First, create a new folder:
$ mkdir flask_example
$ cd flask_example
Next, initialize your project with Poetry:
$ poetry init
Package name [flask_example]:
Version [0.1.0]:
Description []:
Author [Your name <[email protected]>, n to skip]:
License []:
Compatible Python versions [^3.12]:
Would you like to define your main dependencies interactively? (yes/no) [yes] no
Would you like to define your development dependencies interactively? (yes/no) [yes] no
Do you confirm generation? (yes/no) [yes]
After that, add Flask, pytest, Flake8, Black, isort, Bandit, and Safety:
$ poetry add flask
$ poetry add --group dev pytest flake8 black isort safety bandit
Create a file to hold tests called test_app.py:
from app import app
import pytest
@pytest.fixture
def client():
app.config['TESTING'] = True
with app.test_client() as client:
yield client
def test_home(client):
response = client.get('/')
assert response.status_code == 200
Next, add a file for the Flask app called app.py:
from flask import Flask
app = Flask(__name__)
@app.route('/')
def home():
return 'OK'
if __name__ == '__main__':
app.run()
Now, we're ready to add the pre-commit configuration.
First, initialize a new git repository:
$ git init
Next, install pre-commit and set up the git hook scripts:
$ poetry add --group dev pre-commit
$ poetry run pre-commit install
Create a file for the config called .pre-commit-config.yaml:
repos:
- repo: https://github.com/pycqa/flake8
rev: 6.1.0
hooks:
- id: flake8
Before committing, run isort and Black:
$ poetry run isort . --profile black
$ poetry run black .
Commit your changes to trigger the pre-commit hook:
$ git add .
$ git commit -m 'Initial commit'
Finally, let's configure a CI pipeline via GitHub Actions.

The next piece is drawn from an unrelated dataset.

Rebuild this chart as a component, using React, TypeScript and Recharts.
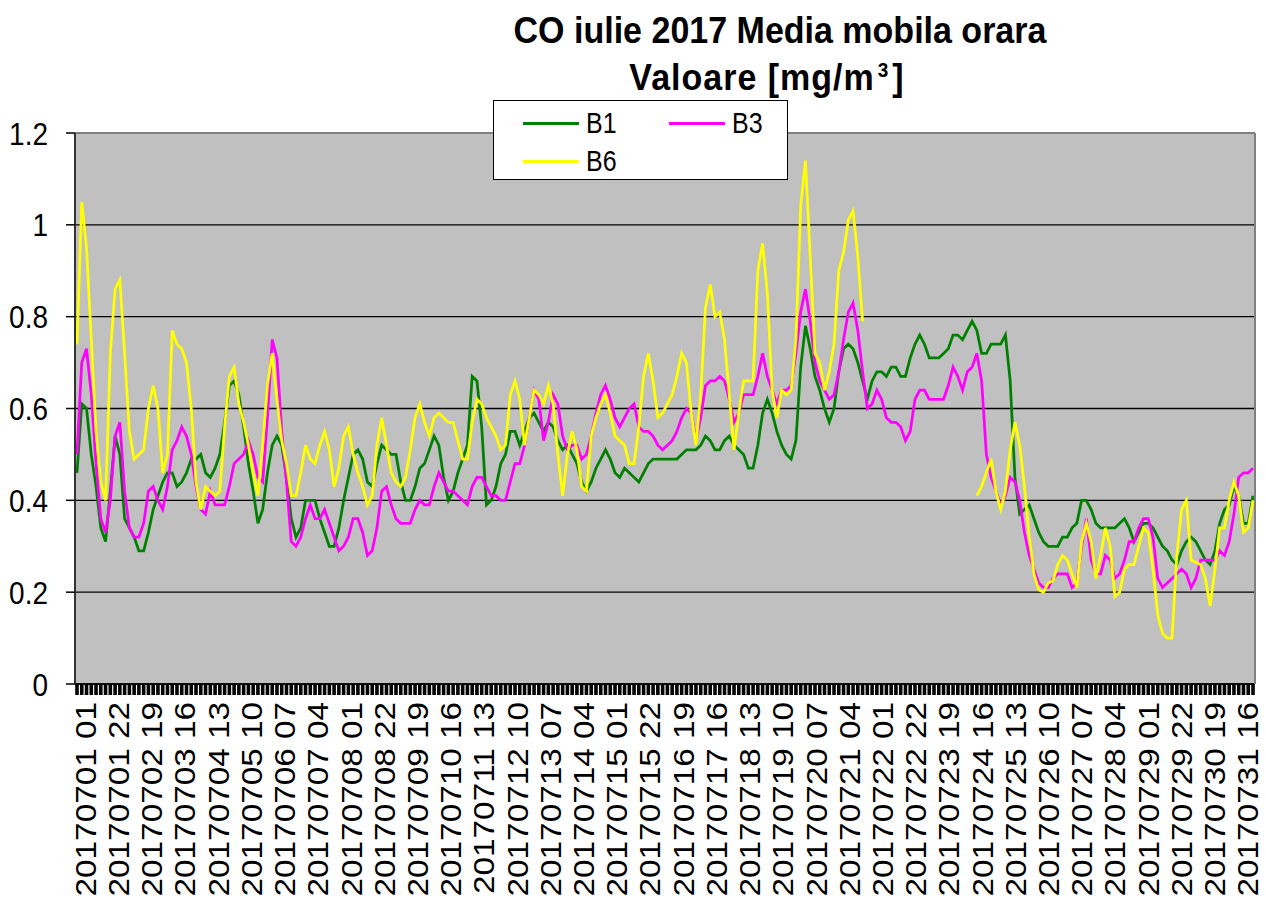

Create the following file and folders:
.github
└── workflows
└── main.yaml
.github/workflows/main.yaml:
name: CI
on: [push]
jobs:
test:
strategy:
fail-fast: false
matrix:
python-version: [3.12.0]
poetry-version: [1.7.0]
os: [ubuntu-latest]
runs-on: ${{ matrix.os }}
steps:
- uses: actions/checkout@v4
- uses: actions/setup-python@v4
with:
python-version: ${{ matrix.python-version }}
- name: Run image
uses: abatilo/actions-poetry@v2
with:
poetry-version: ${{ matrix.poetry-version }}
- name: Install dependencies
run: poetry install
- name: Run tests
run: poetry run pytest
code-quality:
strategy:
fail-fast: false
matrix:
python-version: [3.12.0]
poetry-version: [1.7.0]
os: [ubuntu-latest]
runs-on: ${{ matrix.os }}
steps:
- uses: actions/checkout@v4
- uses: actions/setup-python@v4
with:
python-version: ${{ matrix.python-version }}
- name: Run image
uses: abatilo/actions-poetry@v2
with:
poetry-version: ${{ matrix.poetry-version }}
- name: Install dependencies
run: poetry install
- name: Run black
run: poetry run black . --check
- name: Run isort
run: poetry run isort . --check-only --profile black
- name: Run flake8
run: poetry run flake8 .
- name: Run bandit
run: poetry run bandit .
- name: Run saftey
run: poetry run safety check
This configuration:
- runs on every push -
on: [push]
- runs on the latest version of Ubuntu -
ubuntu-latest
- uses Python 3.12.0 -
python-version: [3.12.0]
,python-version: ${{ matrix.python-version }}
- uses Poetry version 1.7.0 -
poetry-version: [1.7.0]
,poetry-version: ${{ matrix.poetry-version }}
There are two jobs defined: test
and code-quality
. As the names' suggest, the tests run in the test
job while our code quality checks run in the code-quality
job.
Add CI config to git and commit:
$ git add .github/workflows/main.yaml
$ git commit -m 'Add CI config'
Create a new repository on GitHub and push your project to the newly created remote.
For example:
$ git remote add origin [email protected]:<your-github-username>/flask_example.git
$ git branch -M main
$ git push -u origin main
You should see your workflow running on the Actions tab on your GitHub repository.
Conclusion
Code quality is one of the most opinionated topics in software development. Code style, in particular, is a sensitive issue amongst developers since we spend much of our development time reading code. It's much easier to read and infer intent when code has a consistent style that adheres to PEP-8 standards. Since this is a dull, mundane process, it should be handled by a computer via code formatters like Black and isort. Similarly, Flake8, Bandit, and Safety help ensure your code is safe and free of errors.